I’ll quote lyrics you refuse too, from The Roots’ “You Got Me,” which happens to allude to Chinua Achebe’s _Things Fall Apart_, one of the NAS’s recommended texts:
“and peep this ethiopian queen from philly
taking classes abroad
she studying film and photo flash focus record
said she workin on a flick and
could my click do the score
she said she loved my show in paris
at Elysee Montmartre
and that I stepped off the stage
and took a piece of her heart
we knew from the start that
things fall apart, intentions shatter
she like that shit don’t matter
when I get home get at her
through letter, phone, whatever
let’s link, let’s get together”
Or Room With a View by Brother Ali:
“I see all this from the desk that I write my rhymes from
Pen starts to scribble on it’s own my minds numb
But you can call me modern urban Norman Rockwell
I paint a picture of the spot well”
Or My Pen & Pad by Blackalicious:
“Sentiments internets, couldn’t send you yet signals you get
Rippin’ through skin and through tissue, fix you elixirs that MIGHT –
(lift your peripheral vision, the mystical wisdom that tends
to go into the infinite system of livin’ and this is the ending
As well as the beginning of the Gift and his prime)

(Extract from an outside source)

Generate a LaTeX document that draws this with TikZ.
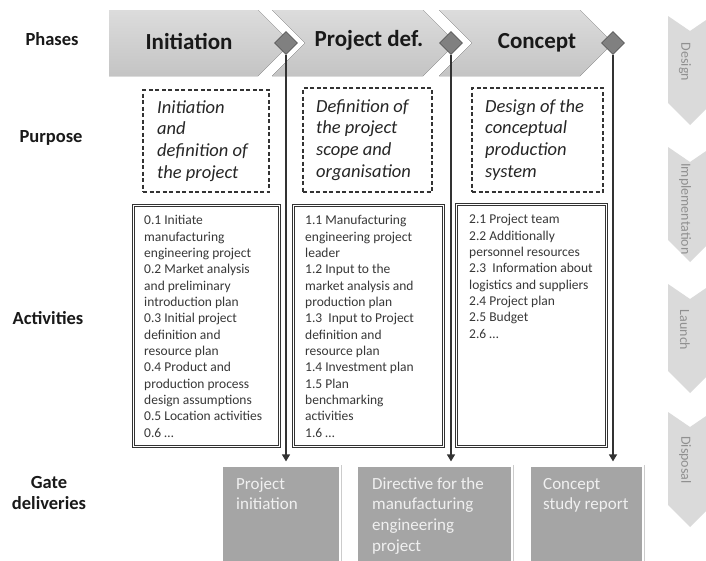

Mission the bliss is divine, Christen it, isn’t it fine?
Listen and dissin’ it, that’s the incident innocent
Men and women hit, lyrics is killin’ niggaz, they shivelin’
The predicaments thick, and it spills the wig of the ignorant lyricist, puttin’ fear in their spirit…
Yo, that’s my time!”
11144703 - January 28, 2011 at 6:24 pm
anonscribe, the lyrics you quote are right up there with Lewis Carroll–brilliant utter nonsense.
There is only a single rapper out there that academe should take seriously: Marshall Mathers III.
anonscribe - January 29, 2011 at 1:20 pm
You mean: I don’t understand it after skimming it for five seconds, so meh! How like an intellectually lazy undergraduate you sound.